▶ _DO THIS_: Restate every line of the material, word for word.

═══ INFORMATION PROVIDED

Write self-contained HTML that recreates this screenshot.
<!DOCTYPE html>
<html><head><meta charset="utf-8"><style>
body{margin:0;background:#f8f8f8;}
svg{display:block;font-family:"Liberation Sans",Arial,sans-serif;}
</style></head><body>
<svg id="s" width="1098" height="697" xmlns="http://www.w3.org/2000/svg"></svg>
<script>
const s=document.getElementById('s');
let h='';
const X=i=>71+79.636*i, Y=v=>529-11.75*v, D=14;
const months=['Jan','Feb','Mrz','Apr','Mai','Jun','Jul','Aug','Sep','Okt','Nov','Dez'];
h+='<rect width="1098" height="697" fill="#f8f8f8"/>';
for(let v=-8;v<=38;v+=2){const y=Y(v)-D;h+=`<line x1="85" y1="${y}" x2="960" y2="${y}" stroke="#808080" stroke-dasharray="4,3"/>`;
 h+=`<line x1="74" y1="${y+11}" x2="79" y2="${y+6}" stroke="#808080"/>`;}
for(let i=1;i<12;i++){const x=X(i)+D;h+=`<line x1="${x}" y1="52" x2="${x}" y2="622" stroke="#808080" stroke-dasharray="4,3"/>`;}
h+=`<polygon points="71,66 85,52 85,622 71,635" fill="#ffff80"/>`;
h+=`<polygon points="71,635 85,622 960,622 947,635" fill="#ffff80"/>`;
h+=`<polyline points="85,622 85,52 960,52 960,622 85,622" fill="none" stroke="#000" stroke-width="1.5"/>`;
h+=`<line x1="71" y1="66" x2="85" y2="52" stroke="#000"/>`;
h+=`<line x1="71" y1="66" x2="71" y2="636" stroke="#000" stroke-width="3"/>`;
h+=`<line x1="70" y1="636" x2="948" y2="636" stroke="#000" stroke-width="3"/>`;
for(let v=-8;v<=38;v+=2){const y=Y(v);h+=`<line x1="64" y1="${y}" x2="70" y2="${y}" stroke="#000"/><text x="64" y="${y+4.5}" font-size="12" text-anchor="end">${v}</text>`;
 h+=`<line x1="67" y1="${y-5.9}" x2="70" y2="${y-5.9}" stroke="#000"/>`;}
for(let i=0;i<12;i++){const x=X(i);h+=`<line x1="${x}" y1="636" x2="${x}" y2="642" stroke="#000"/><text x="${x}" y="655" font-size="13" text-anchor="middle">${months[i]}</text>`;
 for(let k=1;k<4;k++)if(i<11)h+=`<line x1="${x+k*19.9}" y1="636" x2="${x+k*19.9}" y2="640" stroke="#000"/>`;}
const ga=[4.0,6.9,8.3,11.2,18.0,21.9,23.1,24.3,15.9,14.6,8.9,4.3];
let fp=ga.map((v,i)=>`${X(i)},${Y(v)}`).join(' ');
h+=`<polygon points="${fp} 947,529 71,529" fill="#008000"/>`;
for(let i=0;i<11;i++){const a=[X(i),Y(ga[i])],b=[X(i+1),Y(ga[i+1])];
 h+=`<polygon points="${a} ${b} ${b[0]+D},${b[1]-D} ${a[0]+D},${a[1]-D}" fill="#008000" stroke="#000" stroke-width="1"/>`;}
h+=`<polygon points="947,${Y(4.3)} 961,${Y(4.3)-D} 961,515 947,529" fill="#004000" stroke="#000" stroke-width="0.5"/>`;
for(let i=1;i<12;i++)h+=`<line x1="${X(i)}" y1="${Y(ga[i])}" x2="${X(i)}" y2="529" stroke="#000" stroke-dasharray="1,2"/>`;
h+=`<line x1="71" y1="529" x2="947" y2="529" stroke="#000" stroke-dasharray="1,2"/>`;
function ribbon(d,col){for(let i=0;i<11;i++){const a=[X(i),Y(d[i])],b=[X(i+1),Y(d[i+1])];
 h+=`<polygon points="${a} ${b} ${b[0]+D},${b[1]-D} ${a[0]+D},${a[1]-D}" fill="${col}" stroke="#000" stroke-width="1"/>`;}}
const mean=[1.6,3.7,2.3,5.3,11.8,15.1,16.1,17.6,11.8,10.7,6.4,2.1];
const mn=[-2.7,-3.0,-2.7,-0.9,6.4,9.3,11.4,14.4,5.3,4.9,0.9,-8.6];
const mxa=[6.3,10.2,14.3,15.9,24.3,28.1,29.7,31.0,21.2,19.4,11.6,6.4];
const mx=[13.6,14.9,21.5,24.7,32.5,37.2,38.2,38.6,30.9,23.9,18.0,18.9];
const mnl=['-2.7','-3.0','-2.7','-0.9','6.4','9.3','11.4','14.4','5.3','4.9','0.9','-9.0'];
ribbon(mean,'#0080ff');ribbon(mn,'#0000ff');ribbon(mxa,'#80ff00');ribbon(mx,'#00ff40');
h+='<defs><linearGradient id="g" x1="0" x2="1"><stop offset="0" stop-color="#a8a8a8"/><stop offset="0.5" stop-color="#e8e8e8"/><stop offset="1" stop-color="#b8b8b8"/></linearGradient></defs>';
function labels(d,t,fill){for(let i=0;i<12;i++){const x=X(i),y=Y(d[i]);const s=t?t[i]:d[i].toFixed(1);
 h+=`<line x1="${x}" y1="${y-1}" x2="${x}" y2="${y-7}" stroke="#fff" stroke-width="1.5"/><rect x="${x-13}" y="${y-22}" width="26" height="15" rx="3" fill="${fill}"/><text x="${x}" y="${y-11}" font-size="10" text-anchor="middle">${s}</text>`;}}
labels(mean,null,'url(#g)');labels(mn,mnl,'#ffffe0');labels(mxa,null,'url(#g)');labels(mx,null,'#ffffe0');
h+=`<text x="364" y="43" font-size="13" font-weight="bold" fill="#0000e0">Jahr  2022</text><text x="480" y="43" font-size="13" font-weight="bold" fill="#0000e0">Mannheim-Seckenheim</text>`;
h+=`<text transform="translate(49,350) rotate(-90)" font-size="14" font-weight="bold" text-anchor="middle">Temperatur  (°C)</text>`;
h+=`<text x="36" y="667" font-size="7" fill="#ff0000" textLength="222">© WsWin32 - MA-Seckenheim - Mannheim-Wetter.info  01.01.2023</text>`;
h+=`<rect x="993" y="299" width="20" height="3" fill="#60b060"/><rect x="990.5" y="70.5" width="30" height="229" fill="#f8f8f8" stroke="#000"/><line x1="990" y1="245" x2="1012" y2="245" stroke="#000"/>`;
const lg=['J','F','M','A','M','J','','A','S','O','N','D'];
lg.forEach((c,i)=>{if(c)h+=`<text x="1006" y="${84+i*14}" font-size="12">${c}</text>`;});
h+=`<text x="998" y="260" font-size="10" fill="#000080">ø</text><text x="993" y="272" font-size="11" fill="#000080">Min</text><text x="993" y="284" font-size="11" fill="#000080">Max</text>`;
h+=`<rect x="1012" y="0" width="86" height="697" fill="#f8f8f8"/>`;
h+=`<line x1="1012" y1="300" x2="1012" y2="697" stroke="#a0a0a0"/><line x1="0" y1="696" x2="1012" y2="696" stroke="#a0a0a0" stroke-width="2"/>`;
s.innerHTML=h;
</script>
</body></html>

══════

▶ _CORRECT RESPONSE_:
Write self-contained HTML that recreates this screenshot.
<!DOCTYPE html>
<html><head><meta charset="utf-8"><style>
body{margin:0;background:#f8f8f8;}
svg{display:block;font-family:"Liberation Sans",Arial,sans-serif;}
</style></head><body>
<svg id="s" width="1098" height="697" xmlns="http://www.w3.org/2000/svg"></svg>
<script>
const s=document.getElementById('s');
let h='';
const X=i=>71+79.636*i, Y=v=>529-11.75*v, D=14;
const months=['Jan','Feb','Mrz','Apr','Mai','Jun','Jul','Aug','Sep','Okt','Nov','Dez'];
h+='<rect width="1098" height="697" fill="#f8f8f8"/>';
for(let v=-8;v<=38;v+=2){const y=Y(v)-D;h+=`<line x1="85" y1="${y}" x2="960" y2="${y}" stroke="#808080" stroke-dasharray="4,3"/>`;
 h+=`<line x1="74" y1="${y+11}" x2="79" y2="${y+6}" stroke="#808080"/>`;}
for(let i=1;i<12;i++){const x=X(i)+D;h+=`<line x1="${x}" y1="52" x2="${x}" y2="622" stroke="#808080" stroke-dasharray="4,3"/>`;}
h+=`<polygon points="71,66 85,52 85,622 71,635" fill="#ffff80"/>`;
h+=`<polygon points="71,635 85,622 960,622 947,635" fill="#ffff80"/>`;
h+=`<polyline points="85,622 85,52 960,52 960,622 85,622" fill="none" stroke="#000" stroke-width="1.5"/>`;
h+=`<line x1="71" y1="66" x2="85" y2="52" stroke="#000"/>`;
h+=`<line x1="71" y1="66" x2="71" y2="636" stroke="#000" stroke-width="3"/>`;
h+=`<line x1="70" y1="636" x2="948" y2="636" stroke="#000" stroke-width="3"/>`;
for(let v=-8;v<=38;v+=2){const y=Y(v);h+=`<line x1="64" y1="${y}" x2="70" y2="${y}" stroke="#000"/><text x="64" y="${y+4.5}" font-size="12" text-anchor="end">${v}</text>`;
 h+=`<line x1="67" y1="${y-5.9}" x2="70" y2="${y-5.9}" stroke="#000"/>`;}
for(let i=0;i<12;i++){const x=X(i);h+=`<line x1="${x}" y1="636" x2="${x}" y2="642" stroke="#000"/><text x="${x}" y="655" font-size="13" text-anchor="middle">${months[i]}</text>`;
 for(let k=1;k<4;k++)if(i<11)h+=`<line x1="${x+k*19.9}" y1="636" x2="${x+k*19.9}" y2="640" stroke="#000"/>`;}
const ga=[4.0,6.9,8.3,11.2,18.0,21.9,23.1,24.3,15.9,14.6,8.9,4.3];
let fp=ga.map((v,i)=>`${X(i)},${Y(v)}`).join(' ');
h+=`<polygon points="${fp} 947,529 71,529" fill="#008000"/>`;
for(let i=0;i<11;i++){const a=[X(i),Y(ga[i])],b=[X(i+1),Y(ga[i+1])];
 h+=`<polygon points="${a} ${b} ${b[0]+D},${b[1]-D} ${a[0]+D},${a[1]-D}" fill="#008000" stroke="#000" stroke-width="1"/>`;}
h+=`<polygon points="947,${Y(4.3)} 961,${Y(4.3)-D} 961,515 947,529" fill="#004000" stroke="#000" stroke-width="0.5"/>`;
for(let i=1;i<12;i++)h+=`<line x1="${X(i)}" y1="${Y(ga[i])}" x2="${X(i)}" y2="529" stroke="#000" stroke-dasharray="1,2"/>`;
h+=`<line x1="71" y1="529" x2="947" y2="529" stroke="#000" stroke-dasharray="1,2"/>`;
function ribbon(d,col){for(let i=0;i<11;i++){const a=[X(i),Y(d[i])],b=[X(i+1),Y(d[i+1])];
 h+=`<polygon points="${a} ${b} ${b[0]+D},${b[1]-D} ${a[0]+D},${a[1]-D}" fill="${col}" stroke="#000" stroke-width="1"/>`;}}
const mean=[1.6,3.7,2.3,5.3,11.8,15.1,16.1,17.6,11.8,10.7,6.4,2.1];
const mn=[-2.7,-3.0,-2.7,-0.9,6.4,9.3,11.4,14.4,5.3,4.9,0.9,-8.6];
const mxa=[6.3,10.2,14.3,15.9,24.3,28.1,29.7,31.0,21.2,19.4,11.6,6.4];
const mx=[13.6,14.9,21.5,24.7,32.5,37.2,38.2,38.6,30.9,23.9,18.0,18.9];
const mnl=['-2.7','-3.0','-2.7','-0.9','6.4','9.3','11.4','14.4','5.3','4.9','0.9','-9.0'];
ribbon(mean,'#0080ff');ribbon(mn,'#0000ff');ribbon(mxa,'#80ff00');ribbon(mx,'#00ff40');
h+='<defs><linearGradient id="g" x1="0" x2="1"><stop offset="0" stop-color="#a8a8a8"/><stop offset="0.5" stop-color="#e8e8e8"/><stop offset="1" stop-color="#b8b8b8"/></linearGradient></defs>';
function labels(d,t,fill){for(let i=0;i<12;i++){const x=X(i),y=Y(d[i]);const s=t?t[i]:d[i].toFixed(1);
 h+=`<line x1="${x}" y1="${y-1}" x2="${x}" y2="${y-7}" stroke="#fff" stroke-width="1.5"/><rect x="${x-13}" y="${y-22}" width="26" height="15" rx="3" fill="${fill}"/><text x="${x}" y="${y-11}" font-size="10" text-anchor="middle">${s}</text>`;}}
labels(mean,null,'url(#g)');labels(mn,mnl,'#ffffe0');labels(mxa,null,'url(#g)');labels(mx,null,'#ffffe0');
h+=`<text x="364" y="43" font-size="13" font-weight="bold" fill="#0000e0">Jahr  2022</text><text x="480" y="43" font-size="13" font-weight="bold" fill="#0000e0">Mannheim-Seckenheim</text>`;
h+=`<text transform="translate(49,350) rotate(-90)" font-size="14" font-weight="bold" text-anchor="middle">Temperatur  (°C)</text>`;
h+=`<text x="36" y="667" font-size="7" fill="#ff0000" textLength="222">© WsWin32 - MA-Seckenheim - Mannheim-Wetter.info  01.01.2023</text>`;
h+=`<rect x="993" y="299" width="20" height="3" fill="#60b060"/><rect x="990.5" y="70.5" width="30" height="229" fill="#f8f8f8" stroke="#000"/><line x1="990" y1="245" x2="1012" y2="245" stroke="#000"/>`;
const lg=['J','F','M','A','M','J','','A','S','O','N','D'];
lg.forEach((c,i)=>{if(c)h+=`<text x="1006" y="${84+i*14}" font-size="12">${c}</text>`;});
h+=`<text x="998" y="260" font-size="10" fill="#000080">ø</text><text x="993" y="272" font-size="11" fill="#000080">Min</text><text x="993" y="284" font-size="11" fill="#000080">Max</text>`;
h+=`<rect x="1012" y="0" width="86" height="697" fill="#f8f8f8"/>`;
h+=`<line x1="1012" y1="300" x2="1012" y2="697" stroke="#a0a0a0"/><line x1="0" y1="696" x2="1012" y2="696" stroke="#a0a0a0" stroke-width="2"/>`;
s.innerHTML=h;
</script>
</body></html>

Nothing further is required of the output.